I encourage you to hit this link and read his entire post.


Another Worthy Post for Bloggers:

12 thoughts on “A Blogger’s 33 Observations on Blogging”

  1. There’s no doubt that writing/blogging for a living is a massive challenge right now, with so many worthwhile/competing voices jockeying for attention.
    I blog to reflect, hone my writing skills, and hopefully provide a space for some thoughtful discussion.
    If a post generates some traffic, great. If not, I don’t carve out the time or effort to really try and push my posts anywhere.

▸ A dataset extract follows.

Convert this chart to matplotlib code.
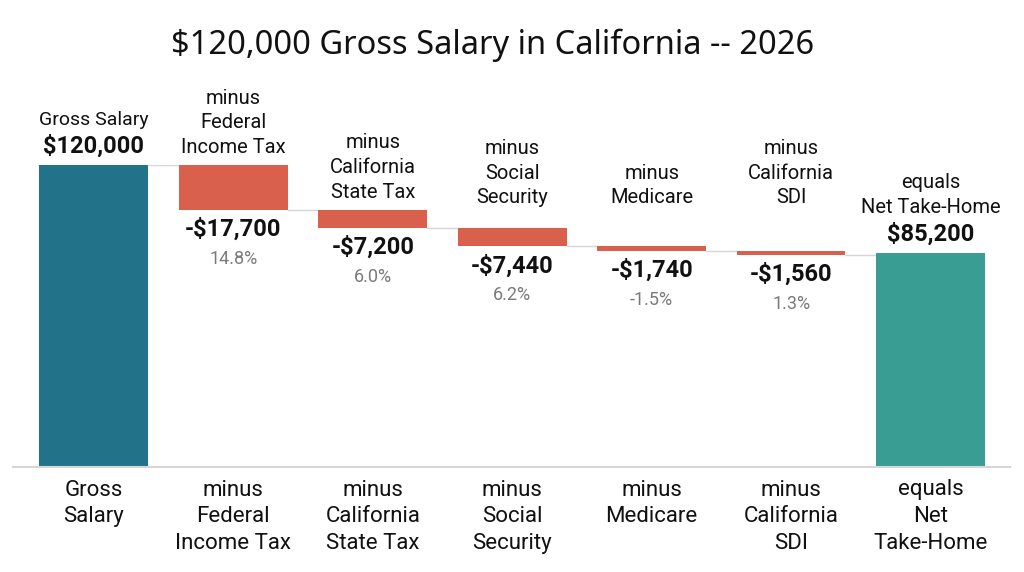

  2. Blogging has changed since it first became something anyone could do. There are more bloggers and more readers and more chaos. The first point says most of what can be said – “Doing good work is its own reward, while sharing it leads to suffering. Most of the time nobody will notice, so it’s hard to see why anybody should bother.” I think the key to gaining a large following is consistency. IOW — blog a lot and have consistent quality. If you do that AND discuss thing people care about you will be read. One of my most popular posts is “Emerson and the Meaning of mushrooms.” I don’t know why except that people like t have the meaning of stuff explained even if its by an ignoramus like me. Of course the search engines are powerful. I used to get ~ 100 hits a day on my “Walking Across the Brooklyn Bridge” post because one of the photos was in the first line of the first page if you googled Brooklyn Bridge photo. This went on for years. Then people started using my photo without permission on sites like the Brooklyn Historical Society and the New York Observer. I tracked them down and got attribution on some. But now when you search you get my photo on the first line of the first page but its the Observer’s copy — with attribution — fine except the traffic doesn’t go to me anymore. So bloggers need consistency, quality and — marketing. Using search engines to snag traffic is one way to do it. But since when did writers want to bother with stuff like that?